◆ Set exercise:
Every entry below should be transcribed exactly; pictures stay out of the copy.

[Source code of charts]
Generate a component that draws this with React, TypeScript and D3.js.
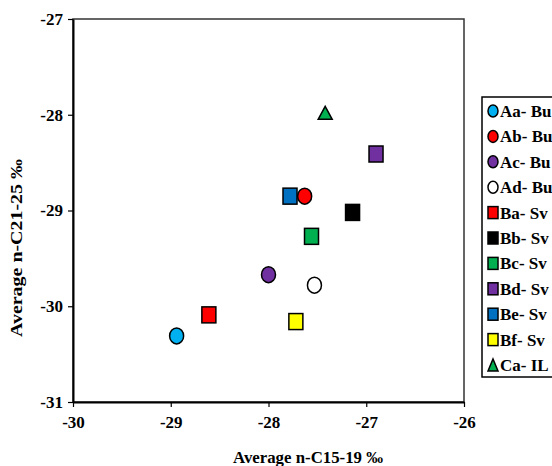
import React, { useEffect, useRef } from "react";
import * as d3 from "d3";

// sample codes and legend labels
const codes = ["Aa", "Ab", "Ac", "Ad", "Ba", "Bb", "Bc", "Bd", "Be", "Bf", "Ca"];
const legendLabels = ["Aa- Bu", "Ab- Bu", "Ac- Bu", "Ad- Bu", "Ba- Sv", "Bb- Sv", "Bc- Sv", "Bd- Sv", "Be- Sv", "Bf- Sv", "Ca- IL"];
// average n-C15-19 (x) and n-C21-25 (y), per mil
const c1519 = [-28.94, -27.63, -28.0, -27.53, -28.61, -27.14, -27.56, -26.9, -27.78, -27.72, -27.42];
const c2125 = [-30.31, -28.85, -29.67, -29.78, -30.09, -29.02, -29.27, -28.41, -28.85, -30.16, -27.98];
const xTicks = [-30, -29, -28, -27, -26];
const yTicks = [-31, -30, -29, -28, -27];

const fills: Record<string, string> = {
  Aa: "#00B0F0", Ab: "#FF0000", Ac: "#7030A0", Ad: "#FFFFFF",
  Ba: "#FF0000", Bb: "#000000", Bc: "#00B050", Bd: "#7030A0",
  Be: "#0070C0", Bf: "#FFFF00", Ca: "#00B050",
};
const shapeOf = (c: string) => (c[0] === "A" ? "circle" : c[0] === "B" ? "square" : "triangle");

const App = () => {
  const ref = useRef<SVGSVGElement>(null);
  const width = 552;
  const height = 466;
  const plot = { left: 73, right: 464, top: 19, bottom: 402 };
  const font = "'Liberation Serif', 'Times New Roman', serif";

  useEffect(() => {
    const svg = d3.select(ref.current);
    svg.selectAll("*").remove();

    const x = d3.scaleLinear().domain([-30, -26]).range([plot.left, plot.right]);
    const y = d3.scaleLinear().domain([-31, -27]).range([plot.bottom, plot.top]);

    svg.append("rect").attr("width", width).attr("height", height).attr("fill", "white");

    // frame
    svg.append("rect")
      .attr("x", plot.left).attr("y", plot.top)
      .attr("width", plot.right - plot.left).attr("height", plot.bottom - plot.top)
      .attr("fill", "none").attr("stroke", "#333").attr("stroke-width", 1.5);

    // axes (plain hyphen like the original)
    const fmt = (d: any) => String(d);
    const xAxis = svg.append("g")
      .attr("transform", `translate(0,${plot.bottom})`)
      .call(d3.axisBottom(x).tickValues(xTicks).tickSize(5).tickSizeOuter(0).tickFormat(fmt));
    const yAxis = svg.append("g")
      .attr("transform", `translate(${plot.left},0)`)
      .call(d3.axisLeft(y).tickValues(yTicks).tickSize(5).tickSizeOuter(0).tickFormat(fmt));

    [xAxis, yAxis].forEach((g) => {
      g.select(".domain").attr("stroke", "#000").attr("stroke-width", 2);
      g.selectAll(".tick line").attr("stroke", "#000").attr("stroke-width", 1.2);
      g.selectAll(".tick text")
        .attr("fill", "#000")
        .style("font-family", font)
        .style("font-size", "17px")
        .style("font-weight", "bold");
    });
    xAxis.selectAll(".tick text").attr("y", 14).attr("dy", "0.71em");
    yAxis.selectAll(".tick text").attr("x", -10);

    // axis titles
    svg.append("text")
      .attr("x", 308).attr("y", 463)
      .attr("text-anchor", "middle")
      .style("font-family", font).style("font-size", "16px").style("font-weight", "bold")
      .attr("textLength", 150).attr("lengthAdjust", "spacingAndGlyphs")
      .text("Average n-C15-19 ‰");
    svg.append("text")
      .attr("transform", "translate(22,248) rotate(-90)")
      .attr("text-anchor", "middle")
      .style("font-family", font).style("font-size", "17px").style("font-weight", "bold")
      .attr("textLength", 178).attr("lengthAdjust", "spacingAndGlyphs")
      .text("Average n-C21-25 ‰");

    const drawMarker = (g: any, code: string, cx: number, cy: number, w: number, h: number) => {
      const shape = shapeOf(code);
      const sw = 1.5;
      if (shape === "circle") {
        g.append("ellipse").attr("cx", cx).attr("cy", cy).attr("rx", w / 2).attr("ry", h / 2)
          .attr("fill", fills[code]).attr("stroke", "#000").attr("stroke-width", sw);
      } else if (shape === "square") {
        g.append("rect").attr("x", cx - w / 2).attr("y", cy - h / 2).attr("width", w).attr("height", h)
          .attr("fill", fills[code]).attr("stroke", "#000").attr("stroke-width", sw);
      } else {
        g.append("path")
          .attr("d", `M${cx},${cy - h / 2}L${cx + w / 2},${cy + h / 2}L${cx - w / 2},${cy + h / 2}Z`)
          .attr("fill", fills[code]).attr("stroke", "#000").attr("stroke-width", sw);
      }
    };

    // points
    const pts = svg.append("g");
    codes.forEach((c, i) => {
      const isTri = shapeOf(c) === "triangle";
      drawMarker(pts, c, x(c1519[i]), y(c2125[i]), 14, isTri ? 13 : 16);
    });

    // legend
    const lg = svg.append("g");
    lg.append("rect")
      .attr("x", 482).attr("y", 97).attr("width", 90).attr("height", 280)
      .attr("fill", "white").attr("stroke", "#000").attr("stroke-width", 1.5);
    const ly = d3.scalePoint<string>().domain(codes).range([111, 365]);
    codes.forEach((c, i) => {
      const cy = ly(c) as number;
      drawMarker(lg, c, 493, cy, 10, 12);
      lg.append("text")
        .attr("x", 500).attr("y", cy).attr("dy", "0.35em")
        .style("font-family", font).style("font-size", "17px").style("font-weight", "bold")
        .text(legendLabels[i]);
    });
  }, []);

  return (
    <svg ref={ref} width={width} height={height} style={{ position: "absolute", left: 0, top: 0 }} />
  );
};

export default App;
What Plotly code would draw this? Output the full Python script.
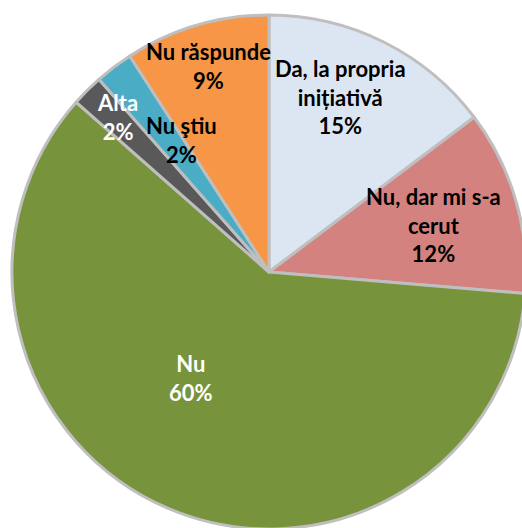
import math
import plotly.graph_objects as go

labels = ["Da, la propria<br>inițiativă", "Nu, dar mi s-a<br>cerut", "Nu", "Alta", "Nu ştiu", "Nu răspunde"]
values = [14.7, 11.6, 60.1, 2.0, 2.4, 9.1]
colors = ["#DCE6F2", "#D4827F", "#77933C", "#595959", "#4BACC6", "#F79646"]
text_colors = ["#000000", "#000000", "#FFFFFF", "#FFFFFF", "#000000", "#000000"]

# label placement (angle clockwise from 12 o'clock in degrees, radius fraction)
label_angle = [22.4, 74.0, 216.3, 315.6, 326.6, 343.5]
label_rfrac = [0.735, 0.665, 0.51, 0.845, 0.615, 0.835]

# figure slightly larger than the window: the pie is cropped on the right and bottom
W, H = 532, 538
cx, cy, R = 269, 272, 257  # pie centre/radius in figure pixels

fig = go.Figure(go.Pie(
    labels=labels,
    values=values,
    sort=False,
    direction="clockwise",
    rotation=0,
    marker=dict(colors=colors, line=dict(color="#BFBFBF", width=3)),
    textinfo="none",
    domain=dict(x=[(cx - R) / W, (cx + R) / W], y=[1 - (cy + R) / H, 1 - (cy - R) / H]),
    hoverinfo="label+percent",
))

total = sum(values)
annotations = []
for lab, v, tc, a, rf in zip(labels, values, text_colors, label_angle, label_rfrac):
    ang = math.radians(a)
    px = cx + rf * R * math.sin(ang)
    py = cy - rf * R * math.cos(ang)
    annotations.append(dict(
        text=f"{lab}<br>{round(v / total * 100)}%",
        x=px / W, y=1 - py / H, xref="paper", yref="paper",
        xanchor="center", yanchor="middle", showarrow=False,
        font=dict(family="Lato", size=22, color=tc, weight="bold"),
    ))

fig.update_layout(
    width=W, height=H,
    margin=dict(l=0, r=0, t=0, b=0),
    showlegend=False,
    paper_bgcolor="white",
    annotations=annotations,
)
fig.write_html(
    "out.html",
    config={"displayModeBar": False},
    post_script="document.body.style.margin='0';document.body.style.overflow='hidden';"
                "document.documentElement.style.overflow='hidden';",
)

◆ Reply to the exercise:
Generate a component that draws this with React, TypeScript and D3.js.
import React, { useEffect, useRef } from "react";
import * as d3 from "d3";

// sample codes and legend labels
const codes = ["Aa", "Ab", "Ac", "Ad", "Ba", "Bb", "Bc", "Bd", "Be", "Bf", "Ca"];
const legendLabels = ["Aa- Bu", "Ab- Bu", "Ac- Bu", "Ad- Bu", "Ba- Sv", "Bb- Sv", "Bc- Sv", "Bd- Sv", "Be- Sv", "Bf- Sv", "Ca- IL"];
// average n-C15-19 (x) and n-C21-25 (y), per mil
const c1519 = [-28.94, -27.63, -28.0, -27.53, -28.61, -27.14, -27.56, -26.9, -27.78, -27.72, -27.42];
const c2125 = [-30.31, -28.85, -29.67, -29.78, -30.09, -29.02, -29.27, -28.41, -28.85, -30.16, -27.98];
const xTicks = [-30, -29, -28, -27, -26];
const yTicks = [-31, -30, -29, -28, -27];

const fills: Record<string, string> = {
  Aa: "#00B0F0", Ab: "#FF0000", Ac: "#7030A0", Ad: "#FFFFFF",
  Ba: "#FF0000", Bb: "#000000", Bc: "#00B050", Bd: "#7030A0",
  Be: "#0070C0", Bf: "#FFFF00", Ca: "#00B050",
};
const shapeOf = (c: string) => (c[0] === "A" ? "circle" : c[0] === "B" ? "square" : "triangle");

const App = () => {
  const ref = useRef<SVGSVGElement>(null);
  const width = 552;
  const height = 466;
  const plot = { left: 73, right: 464, top: 19, bottom: 402 };
  const font = "'Liberation Serif', 'Times New Roman', serif";

  useEffect(() => {
    const svg = d3.select(ref.current);
    svg.selectAll("*").remove();

    const x = d3.scaleLinear().domain([-30, -26]).range([plot.left, plot.right]);
    const y = d3.scaleLinear().domain([-31, -27]).range([plot.bottom, plot.top]);

    svg.append("rect").attr("width", width).attr("height", height).attr("fill", "white");

    // frame
    svg.append("rect")
      .attr("x", plot.left).attr("y", plot.top)
      .attr("width", plot.right - plot.left).attr("height", plot.bottom - plot.top)
      .attr("fill", "none").attr("stroke", "#333").attr("stroke-width", 1.5);

    // axes (plain hyphen like the original)
    const fmt = (d: any) => String(d);
    const xAxis = svg.append("g")
      .attr("transform", `translate(0,${plot.bottom})`)
      .call(d3.axisBottom(x).tickValues(xTicks).tickSize(5).tickSizeOuter(0).tickFormat(fmt));
    const yAxis = svg.append("g")
      .attr("transform", `translate(${plot.left},0)`)
      .call(d3.axisLeft(y).tickValues(yTicks).tickSize(5).tickSizeOuter(0).tickFormat(fmt));

    [xAxis, yAxis].forEach((g) => {
      g.select(".domain").attr("stroke", "#000").attr("stroke-width", 2);
      g.selectAll(".tick line").attr("stroke", "#000").attr("stroke-width", 1.2);
      g.selectAll(".tick text")
        .attr("fill", "#000")
        .style("font-family", font)
        .style("font-size", "17px")
        .style("font-weight", "bold");
    });
    xAxis.selectAll(".tick text").attr("y", 14).attr("dy", "0.71em");
    yAxis.selectAll(".tick text").attr("x", -10);

    // axis titles
    svg.append("text")
      .attr("x", 308).attr("y", 463)
      .attr("text-anchor", "middle")
      .style("font-family", font).style("font-size", "16px").style("font-weight", "bold")
      .attr("textLength", 150).attr("lengthAdjust", "spacingAndGlyphs")
      .text("Average n-C15-19 ‰");
    svg.append("text")
      .attr("transform", "translate(22,248) rotate(-90)")
      .attr("text-anchor", "middle")
      .style("font-family", font).style("font-size", "17px").style("font-weight", "bold")
      .attr("textLength", 178).attr("lengthAdjust", "spacingAndGlyphs")
      .text("Average n-C21-25 ‰");

    const drawMarker = (g: any, code: string, cx: number, cy: number, w: number, h: number) => {
      const shape = shapeOf(code);
      const sw = 1.5;
      if (shape === "circle") {
        g.append("ellipse").attr("cx", cx).attr("cy", cy).attr("rx", w / 2).attr("ry", h / 2)
          .attr("fill", fills[code]).attr("stroke", "#000").attr("stroke-width", sw);
      } else if (shape === "square") {
        g.append("rect").attr("x", cx - w / 2).attr("y", cy - h / 2).attr("width", w).attr("height", h)
          .attr("fill", fills[code]).attr("stroke", "#000").attr("stroke-width", sw);
      } else {
        g.append("path")
          .attr("d", `M${cx},${cy - h / 2}L${cx + w / 2},${cy + h / 2}L${cx - w / 2},${cy + h / 2}Z`)
          .attr("fill", fills[code]).attr("stroke", "#000").attr("stroke-width", sw);
      }
    };

    // points
    const pts = svg.append("g");
    codes.forEach((c, i) => {
      const isTri = shapeOf(c) === "triangle";
      drawMarker(pts, c, x(c1519[i]), y(c2125[i]), 14, isTri ? 13 : 16);
    });

    // legend
    const lg = svg.append("g");
    lg.append("rect")
      .attr("x", 482).attr("y", 97).attr("width", 90).attr("height", 280)
      .attr("fill", "white").attr("stroke", "#000").attr("stroke-width", 1.5);
    const ly = d3.scalePoint<string>().domain(codes).range([111, 365]);
    codes.forEach((c, i) => {
      const cy = ly(c) as number;
      drawMarker(lg, c, 493, cy, 10, 12);
      lg.append("text")
        .attr("x", 500).attr("y", cy).attr("dy", "0.35em")
        .style("font-family", font).style("font-size", "17px").style("font-weight", "bold")
        .text(legendLabels[i]);
    });
  }, []);

  return (
    <svg ref={ref} width={width} height={height} style={{ position: "absolute", left: 0, top: 0 }} />
  );
};

export default App;
What Plotly code would draw this? Output the full Python script.
import math
import plotly.graph_objects as go

labels = ["Da, la propria<br>inițiativă", "Nu, dar mi s-a<br>cerut", "Nu", "Alta", "Nu ştiu", "Nu răspunde"]
values = [14.7, 11.6, 60.1, 2.0, 2.4, 9.1]
colors = ["#DCE6F2", "#D4827F", "#77933C", "#595959", "#4BACC6", "#F79646"]
text_colors = ["#000000", "#000000", "#FFFFFF", "#FFFFFF", "#000000", "#000000"]

# label placement (angle clockwise from 12 o'clock in degrees, radius fraction)
label_angle = [22.4, 74.0, 216.3, 315.6, 326.6, 343.5]
label_rfrac = [0.735, 0.665, 0.51, 0.845, 0.615, 0.835]

# figure slightly larger than the window: the pie is cropped on the right and bottom
W, H = 532, 538
cx, cy, R = 269, 272, 257  # pie centre/radius in figure pixels

fig = go.Figure(go.Pie(
    labels=labels,
    values=values,
    sort=False,
    direction="clockwise",
    rotation=0,
    marker=dict(colors=colors, line=dict(color="#BFBFBF", width=3)),
    textinfo="none",
    domain=dict(x=[(cx - R) / W, (cx + R) / W], y=[1 - (cy + R) / H, 1 - (cy - R) / H]),
    hoverinfo="label+percent",
))

total = sum(values)
annotations = []
for lab, v, tc, a, rf in zip(labels, values, text_colors, label_angle, label_rfrac):
    ang = math.radians(a)
    px = cx + rf * R * math.sin(ang)
    py = cy - rf * R * math.cos(ang)
    annotations.append(dict(
        text=f"{lab}<br>{round(v / total * 100)}%",
        x=px / W, y=1 - py / H, xref="paper", yref="paper",
        xanchor="center", yanchor="middle", showarrow=False,
        font=dict(family="Lato", size=22, color=tc, weight="bold"),
    ))

fig.update_layout(
    width=W, height=H,
    margin=dict(l=0, r=0, t=0, b=0),
    showlegend=False,
    paper_bgcolor="white",
    annotations=annotations,
)
fig.write_html(
    "out.html",
    config={"displayModeBar": False},
    post_script="document.body.style.margin='0';document.body.style.overflow='hidden';"
                "document.documentElement.style.overflow='hidden';",
)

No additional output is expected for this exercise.